*Set exercise*
Scan the data below for the string "with". Copy every line where it appears.

-- Given data start --

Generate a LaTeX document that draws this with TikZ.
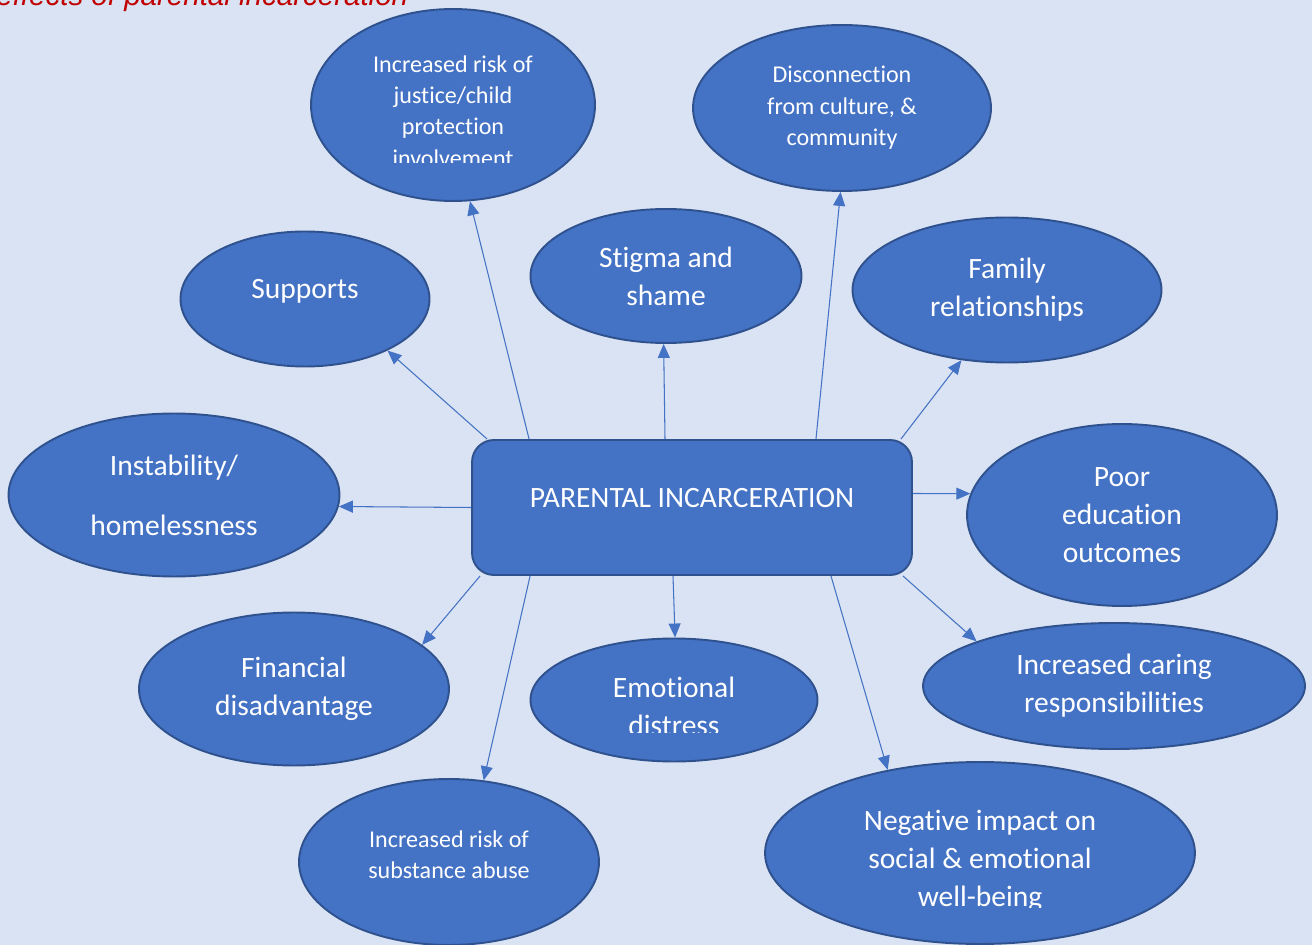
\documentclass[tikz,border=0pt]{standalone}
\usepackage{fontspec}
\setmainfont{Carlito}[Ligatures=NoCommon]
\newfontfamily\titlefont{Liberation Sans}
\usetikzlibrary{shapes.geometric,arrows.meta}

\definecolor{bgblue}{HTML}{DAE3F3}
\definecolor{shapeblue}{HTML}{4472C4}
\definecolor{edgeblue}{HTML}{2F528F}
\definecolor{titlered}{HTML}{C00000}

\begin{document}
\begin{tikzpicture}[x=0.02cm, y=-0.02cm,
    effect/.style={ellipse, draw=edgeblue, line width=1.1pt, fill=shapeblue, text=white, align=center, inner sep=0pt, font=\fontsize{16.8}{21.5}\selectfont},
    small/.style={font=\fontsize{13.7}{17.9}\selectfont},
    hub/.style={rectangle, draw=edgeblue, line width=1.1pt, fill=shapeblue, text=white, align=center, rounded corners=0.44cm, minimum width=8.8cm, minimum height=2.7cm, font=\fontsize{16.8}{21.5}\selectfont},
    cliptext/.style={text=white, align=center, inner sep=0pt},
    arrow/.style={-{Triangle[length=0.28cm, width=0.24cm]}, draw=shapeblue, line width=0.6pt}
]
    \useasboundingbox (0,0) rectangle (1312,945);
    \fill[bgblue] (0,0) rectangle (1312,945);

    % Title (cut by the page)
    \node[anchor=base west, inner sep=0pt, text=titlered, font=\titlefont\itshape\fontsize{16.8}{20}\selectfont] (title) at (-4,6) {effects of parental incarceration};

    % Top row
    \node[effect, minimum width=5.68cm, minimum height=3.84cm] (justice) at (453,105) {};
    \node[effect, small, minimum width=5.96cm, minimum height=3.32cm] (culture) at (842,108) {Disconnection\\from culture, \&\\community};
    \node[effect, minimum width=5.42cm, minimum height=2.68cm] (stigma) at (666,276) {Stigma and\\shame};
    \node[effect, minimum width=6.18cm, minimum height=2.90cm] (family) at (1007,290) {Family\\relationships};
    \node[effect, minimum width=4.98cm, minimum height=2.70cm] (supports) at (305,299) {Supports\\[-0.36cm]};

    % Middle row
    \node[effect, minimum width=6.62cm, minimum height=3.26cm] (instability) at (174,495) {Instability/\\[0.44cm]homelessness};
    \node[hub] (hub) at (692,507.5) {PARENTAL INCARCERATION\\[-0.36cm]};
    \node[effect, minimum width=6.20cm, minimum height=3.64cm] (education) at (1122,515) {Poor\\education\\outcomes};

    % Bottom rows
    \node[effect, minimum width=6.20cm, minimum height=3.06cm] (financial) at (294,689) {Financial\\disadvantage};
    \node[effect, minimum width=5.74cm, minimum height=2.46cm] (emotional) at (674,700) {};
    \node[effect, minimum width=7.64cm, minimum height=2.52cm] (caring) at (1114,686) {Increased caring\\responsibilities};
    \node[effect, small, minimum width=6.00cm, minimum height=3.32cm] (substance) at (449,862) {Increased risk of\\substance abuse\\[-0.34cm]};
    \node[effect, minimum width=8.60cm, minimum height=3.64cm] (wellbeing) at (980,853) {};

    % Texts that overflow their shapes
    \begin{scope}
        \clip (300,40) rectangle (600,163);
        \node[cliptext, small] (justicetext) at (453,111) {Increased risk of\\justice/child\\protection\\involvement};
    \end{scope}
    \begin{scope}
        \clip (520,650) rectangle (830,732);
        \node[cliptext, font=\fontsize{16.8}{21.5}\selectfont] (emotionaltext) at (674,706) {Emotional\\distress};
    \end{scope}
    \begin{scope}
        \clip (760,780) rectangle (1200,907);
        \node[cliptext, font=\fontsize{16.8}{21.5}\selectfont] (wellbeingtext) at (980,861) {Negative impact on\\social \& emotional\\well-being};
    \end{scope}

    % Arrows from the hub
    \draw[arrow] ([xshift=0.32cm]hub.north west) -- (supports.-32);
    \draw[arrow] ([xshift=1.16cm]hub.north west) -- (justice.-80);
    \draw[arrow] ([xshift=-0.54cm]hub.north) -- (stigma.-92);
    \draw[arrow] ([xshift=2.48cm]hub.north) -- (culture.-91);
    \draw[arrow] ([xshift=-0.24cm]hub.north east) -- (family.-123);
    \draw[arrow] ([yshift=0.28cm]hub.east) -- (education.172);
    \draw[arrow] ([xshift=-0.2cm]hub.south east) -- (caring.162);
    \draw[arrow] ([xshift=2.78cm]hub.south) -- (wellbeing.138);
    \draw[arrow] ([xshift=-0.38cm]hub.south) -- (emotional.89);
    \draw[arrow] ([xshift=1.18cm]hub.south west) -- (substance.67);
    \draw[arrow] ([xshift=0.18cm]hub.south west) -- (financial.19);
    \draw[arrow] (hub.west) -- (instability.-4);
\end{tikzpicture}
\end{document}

-- Given data end --
-- Given data start --

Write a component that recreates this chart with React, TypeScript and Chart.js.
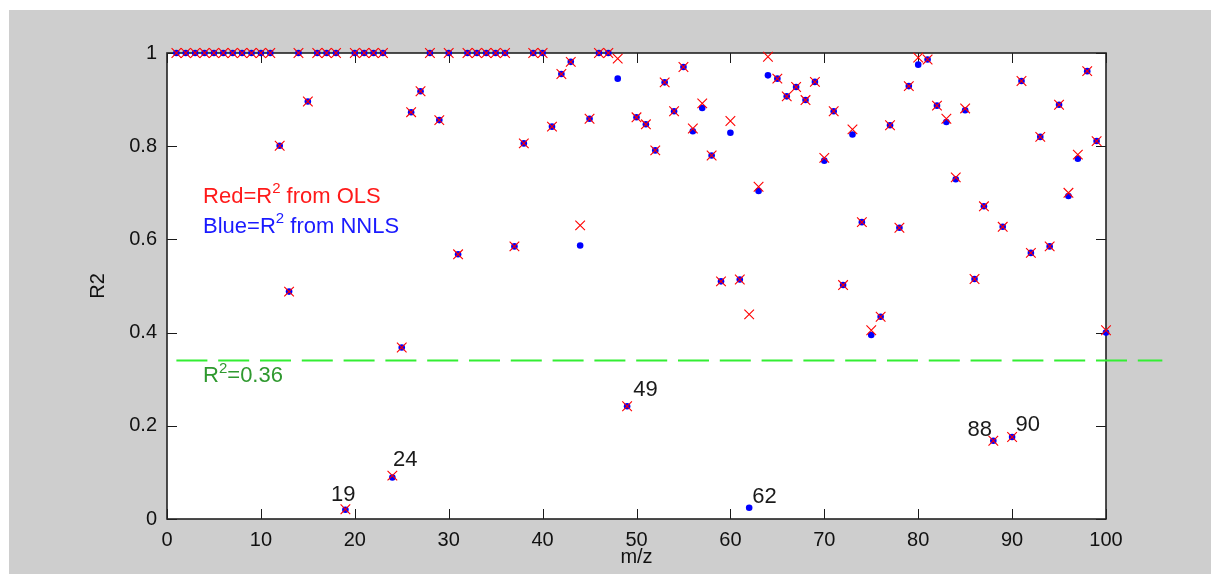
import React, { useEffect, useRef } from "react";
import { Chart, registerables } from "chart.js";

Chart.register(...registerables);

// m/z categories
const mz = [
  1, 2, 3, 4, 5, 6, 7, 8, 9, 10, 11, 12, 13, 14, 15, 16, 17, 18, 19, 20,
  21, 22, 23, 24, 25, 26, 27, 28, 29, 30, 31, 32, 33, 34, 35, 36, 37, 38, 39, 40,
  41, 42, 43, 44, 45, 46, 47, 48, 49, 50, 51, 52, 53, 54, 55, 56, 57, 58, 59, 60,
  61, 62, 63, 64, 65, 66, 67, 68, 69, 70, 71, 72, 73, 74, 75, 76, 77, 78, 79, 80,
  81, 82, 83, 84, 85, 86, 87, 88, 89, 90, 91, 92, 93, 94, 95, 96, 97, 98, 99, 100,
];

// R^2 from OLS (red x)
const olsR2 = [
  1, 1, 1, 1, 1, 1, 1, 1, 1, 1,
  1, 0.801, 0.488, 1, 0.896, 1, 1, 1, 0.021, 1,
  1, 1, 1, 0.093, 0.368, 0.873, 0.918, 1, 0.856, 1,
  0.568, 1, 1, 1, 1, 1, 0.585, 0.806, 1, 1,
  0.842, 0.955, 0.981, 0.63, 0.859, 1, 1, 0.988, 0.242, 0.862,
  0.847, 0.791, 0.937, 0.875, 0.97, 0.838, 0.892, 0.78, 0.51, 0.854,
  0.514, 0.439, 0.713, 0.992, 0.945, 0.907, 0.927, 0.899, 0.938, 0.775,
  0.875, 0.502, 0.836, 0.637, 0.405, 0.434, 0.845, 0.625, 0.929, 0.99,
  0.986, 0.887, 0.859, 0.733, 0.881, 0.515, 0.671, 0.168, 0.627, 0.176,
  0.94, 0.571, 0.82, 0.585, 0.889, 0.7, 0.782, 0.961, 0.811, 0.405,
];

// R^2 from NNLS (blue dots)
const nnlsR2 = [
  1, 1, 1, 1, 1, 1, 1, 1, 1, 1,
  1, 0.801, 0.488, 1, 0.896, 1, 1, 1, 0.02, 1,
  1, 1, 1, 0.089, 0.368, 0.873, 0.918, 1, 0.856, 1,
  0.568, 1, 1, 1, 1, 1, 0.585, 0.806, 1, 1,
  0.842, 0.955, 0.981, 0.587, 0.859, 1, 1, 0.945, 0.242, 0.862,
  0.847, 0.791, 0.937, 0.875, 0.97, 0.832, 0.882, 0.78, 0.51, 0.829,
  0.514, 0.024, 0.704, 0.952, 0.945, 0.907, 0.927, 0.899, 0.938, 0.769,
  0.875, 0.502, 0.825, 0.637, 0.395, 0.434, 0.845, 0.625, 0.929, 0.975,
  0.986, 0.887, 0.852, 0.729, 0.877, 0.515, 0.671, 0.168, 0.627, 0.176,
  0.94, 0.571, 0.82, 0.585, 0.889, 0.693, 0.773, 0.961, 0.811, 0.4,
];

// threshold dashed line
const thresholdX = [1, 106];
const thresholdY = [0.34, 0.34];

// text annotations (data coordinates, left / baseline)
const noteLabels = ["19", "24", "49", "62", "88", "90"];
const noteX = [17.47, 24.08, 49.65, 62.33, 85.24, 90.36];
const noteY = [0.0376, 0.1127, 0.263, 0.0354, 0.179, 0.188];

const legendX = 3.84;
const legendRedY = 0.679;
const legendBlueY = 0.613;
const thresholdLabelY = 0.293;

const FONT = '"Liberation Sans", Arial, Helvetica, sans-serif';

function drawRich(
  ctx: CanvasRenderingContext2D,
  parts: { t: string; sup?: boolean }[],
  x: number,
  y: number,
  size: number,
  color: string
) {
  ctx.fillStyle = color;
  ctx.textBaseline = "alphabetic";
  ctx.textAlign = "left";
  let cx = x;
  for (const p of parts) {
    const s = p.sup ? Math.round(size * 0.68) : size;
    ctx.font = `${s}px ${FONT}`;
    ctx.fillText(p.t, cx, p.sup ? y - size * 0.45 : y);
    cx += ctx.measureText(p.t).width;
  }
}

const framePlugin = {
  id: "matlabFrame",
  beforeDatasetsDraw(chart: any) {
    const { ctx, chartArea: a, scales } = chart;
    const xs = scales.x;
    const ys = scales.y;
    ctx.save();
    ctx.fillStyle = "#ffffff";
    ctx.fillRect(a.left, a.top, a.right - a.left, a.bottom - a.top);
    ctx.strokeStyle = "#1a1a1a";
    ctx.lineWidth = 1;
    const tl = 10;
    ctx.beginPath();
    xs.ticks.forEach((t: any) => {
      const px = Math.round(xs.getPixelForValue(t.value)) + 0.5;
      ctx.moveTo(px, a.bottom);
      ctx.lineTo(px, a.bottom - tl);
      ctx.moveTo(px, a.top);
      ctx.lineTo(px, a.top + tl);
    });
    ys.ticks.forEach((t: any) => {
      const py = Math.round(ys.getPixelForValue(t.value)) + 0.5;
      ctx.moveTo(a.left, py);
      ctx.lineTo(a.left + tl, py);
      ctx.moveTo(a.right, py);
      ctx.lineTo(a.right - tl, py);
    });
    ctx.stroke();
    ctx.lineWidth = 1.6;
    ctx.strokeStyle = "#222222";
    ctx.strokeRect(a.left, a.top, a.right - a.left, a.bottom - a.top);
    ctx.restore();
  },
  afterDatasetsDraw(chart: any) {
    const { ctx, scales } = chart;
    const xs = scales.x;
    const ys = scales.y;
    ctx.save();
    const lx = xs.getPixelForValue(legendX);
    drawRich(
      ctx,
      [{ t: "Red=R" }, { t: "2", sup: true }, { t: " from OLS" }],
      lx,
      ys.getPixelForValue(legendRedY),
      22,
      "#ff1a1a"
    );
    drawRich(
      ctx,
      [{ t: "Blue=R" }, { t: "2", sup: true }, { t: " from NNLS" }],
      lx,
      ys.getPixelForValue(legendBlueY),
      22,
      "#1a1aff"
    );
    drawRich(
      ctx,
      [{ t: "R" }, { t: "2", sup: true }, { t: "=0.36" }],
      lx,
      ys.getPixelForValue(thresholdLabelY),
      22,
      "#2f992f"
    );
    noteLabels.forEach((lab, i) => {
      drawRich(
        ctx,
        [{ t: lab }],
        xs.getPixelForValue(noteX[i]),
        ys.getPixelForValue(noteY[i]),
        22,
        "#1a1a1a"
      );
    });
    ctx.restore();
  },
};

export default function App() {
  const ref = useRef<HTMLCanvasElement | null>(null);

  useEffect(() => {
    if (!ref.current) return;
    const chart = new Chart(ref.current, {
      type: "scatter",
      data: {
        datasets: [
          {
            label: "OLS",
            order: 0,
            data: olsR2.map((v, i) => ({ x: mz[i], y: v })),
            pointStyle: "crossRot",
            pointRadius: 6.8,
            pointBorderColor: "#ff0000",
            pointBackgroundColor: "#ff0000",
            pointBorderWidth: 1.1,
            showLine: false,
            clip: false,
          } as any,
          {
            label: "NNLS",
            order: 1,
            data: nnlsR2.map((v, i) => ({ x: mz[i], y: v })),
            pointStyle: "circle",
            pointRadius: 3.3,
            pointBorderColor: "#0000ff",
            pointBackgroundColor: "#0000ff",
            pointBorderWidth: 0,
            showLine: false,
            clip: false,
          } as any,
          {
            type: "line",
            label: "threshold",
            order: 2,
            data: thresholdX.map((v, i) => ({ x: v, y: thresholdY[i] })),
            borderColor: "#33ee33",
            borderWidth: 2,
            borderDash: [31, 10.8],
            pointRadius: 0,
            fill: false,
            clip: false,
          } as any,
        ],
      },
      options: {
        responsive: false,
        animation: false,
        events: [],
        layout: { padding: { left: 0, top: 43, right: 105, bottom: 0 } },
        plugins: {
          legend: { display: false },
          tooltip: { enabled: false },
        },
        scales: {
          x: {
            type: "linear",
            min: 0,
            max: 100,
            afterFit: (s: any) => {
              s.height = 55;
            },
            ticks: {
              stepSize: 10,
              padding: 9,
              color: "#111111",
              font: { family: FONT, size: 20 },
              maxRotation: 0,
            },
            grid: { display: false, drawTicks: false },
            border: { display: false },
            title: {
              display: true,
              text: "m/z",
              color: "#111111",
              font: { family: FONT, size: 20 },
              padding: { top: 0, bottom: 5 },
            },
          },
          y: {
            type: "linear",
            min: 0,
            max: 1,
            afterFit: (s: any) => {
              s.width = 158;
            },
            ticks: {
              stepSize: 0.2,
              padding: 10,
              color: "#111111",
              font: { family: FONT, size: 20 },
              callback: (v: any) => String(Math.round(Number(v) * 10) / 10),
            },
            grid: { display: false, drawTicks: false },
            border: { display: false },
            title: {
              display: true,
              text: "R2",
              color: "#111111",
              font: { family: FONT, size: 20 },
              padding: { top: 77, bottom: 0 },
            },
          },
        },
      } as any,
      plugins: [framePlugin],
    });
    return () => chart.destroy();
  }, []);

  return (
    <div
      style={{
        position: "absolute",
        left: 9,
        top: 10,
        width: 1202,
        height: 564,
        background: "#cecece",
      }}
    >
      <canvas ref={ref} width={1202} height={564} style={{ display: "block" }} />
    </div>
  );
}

-- Given data end --
-- Given data start --

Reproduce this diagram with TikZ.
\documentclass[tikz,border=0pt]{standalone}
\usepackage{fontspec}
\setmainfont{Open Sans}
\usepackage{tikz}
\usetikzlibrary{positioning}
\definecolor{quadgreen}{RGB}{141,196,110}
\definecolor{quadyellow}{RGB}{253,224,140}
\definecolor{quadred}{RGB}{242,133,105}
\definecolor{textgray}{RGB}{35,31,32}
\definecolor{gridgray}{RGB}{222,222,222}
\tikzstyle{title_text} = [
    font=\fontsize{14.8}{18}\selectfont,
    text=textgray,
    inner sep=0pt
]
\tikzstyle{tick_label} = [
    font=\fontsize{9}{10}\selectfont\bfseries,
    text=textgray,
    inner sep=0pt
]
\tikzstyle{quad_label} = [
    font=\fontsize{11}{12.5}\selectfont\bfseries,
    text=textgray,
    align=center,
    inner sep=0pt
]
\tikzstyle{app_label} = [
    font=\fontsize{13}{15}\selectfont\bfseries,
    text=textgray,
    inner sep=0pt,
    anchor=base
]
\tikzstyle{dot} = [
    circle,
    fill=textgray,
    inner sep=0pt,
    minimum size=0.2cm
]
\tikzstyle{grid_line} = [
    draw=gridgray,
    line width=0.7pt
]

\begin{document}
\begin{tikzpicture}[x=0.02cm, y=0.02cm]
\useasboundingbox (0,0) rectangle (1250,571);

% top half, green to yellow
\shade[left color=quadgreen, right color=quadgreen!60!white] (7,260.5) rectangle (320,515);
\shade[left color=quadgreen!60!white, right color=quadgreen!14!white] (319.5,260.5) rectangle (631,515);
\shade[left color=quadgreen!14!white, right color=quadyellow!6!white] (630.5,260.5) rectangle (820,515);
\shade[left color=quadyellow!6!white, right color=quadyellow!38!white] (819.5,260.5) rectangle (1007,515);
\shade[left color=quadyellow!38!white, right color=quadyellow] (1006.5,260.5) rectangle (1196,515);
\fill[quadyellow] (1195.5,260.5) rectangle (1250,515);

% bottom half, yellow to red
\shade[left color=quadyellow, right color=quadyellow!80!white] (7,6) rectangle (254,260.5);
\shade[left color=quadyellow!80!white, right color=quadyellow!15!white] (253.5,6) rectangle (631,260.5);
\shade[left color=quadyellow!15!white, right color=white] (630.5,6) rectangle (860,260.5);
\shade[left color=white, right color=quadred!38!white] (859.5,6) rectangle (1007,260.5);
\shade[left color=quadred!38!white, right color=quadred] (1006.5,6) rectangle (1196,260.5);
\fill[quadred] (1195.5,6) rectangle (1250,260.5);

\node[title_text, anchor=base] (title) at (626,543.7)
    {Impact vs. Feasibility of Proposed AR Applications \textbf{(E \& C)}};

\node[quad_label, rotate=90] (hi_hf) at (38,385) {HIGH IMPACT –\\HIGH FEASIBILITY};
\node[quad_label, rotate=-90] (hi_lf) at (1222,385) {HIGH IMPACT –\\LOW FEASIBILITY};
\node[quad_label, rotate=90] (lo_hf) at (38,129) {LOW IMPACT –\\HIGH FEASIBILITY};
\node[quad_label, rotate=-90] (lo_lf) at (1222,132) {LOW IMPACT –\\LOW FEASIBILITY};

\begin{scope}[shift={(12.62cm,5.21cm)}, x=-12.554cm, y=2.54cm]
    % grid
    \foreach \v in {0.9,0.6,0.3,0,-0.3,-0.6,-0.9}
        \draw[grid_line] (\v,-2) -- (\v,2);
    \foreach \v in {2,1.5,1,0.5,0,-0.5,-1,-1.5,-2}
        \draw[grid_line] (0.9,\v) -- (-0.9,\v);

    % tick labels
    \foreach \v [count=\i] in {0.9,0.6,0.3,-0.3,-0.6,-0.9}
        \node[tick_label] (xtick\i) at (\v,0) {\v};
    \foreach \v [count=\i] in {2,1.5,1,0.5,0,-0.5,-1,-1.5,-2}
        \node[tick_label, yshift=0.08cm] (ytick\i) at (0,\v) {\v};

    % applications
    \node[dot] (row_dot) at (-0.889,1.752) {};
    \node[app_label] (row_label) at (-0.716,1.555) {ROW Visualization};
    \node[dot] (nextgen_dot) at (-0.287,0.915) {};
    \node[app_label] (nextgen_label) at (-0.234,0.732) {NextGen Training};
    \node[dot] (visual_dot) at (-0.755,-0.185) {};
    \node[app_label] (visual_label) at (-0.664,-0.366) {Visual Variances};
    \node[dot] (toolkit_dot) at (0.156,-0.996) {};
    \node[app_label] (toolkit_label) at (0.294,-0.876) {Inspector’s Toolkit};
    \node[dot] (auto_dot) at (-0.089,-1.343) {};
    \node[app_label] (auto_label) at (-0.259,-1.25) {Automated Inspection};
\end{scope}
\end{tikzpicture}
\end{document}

-- Given data end --

*Task answer*
Generate a LaTeX document that draws this with TikZ.
Write a component that recreates this chart with React, TypeScript and Chart.js.
Reproduce this diagram with TikZ.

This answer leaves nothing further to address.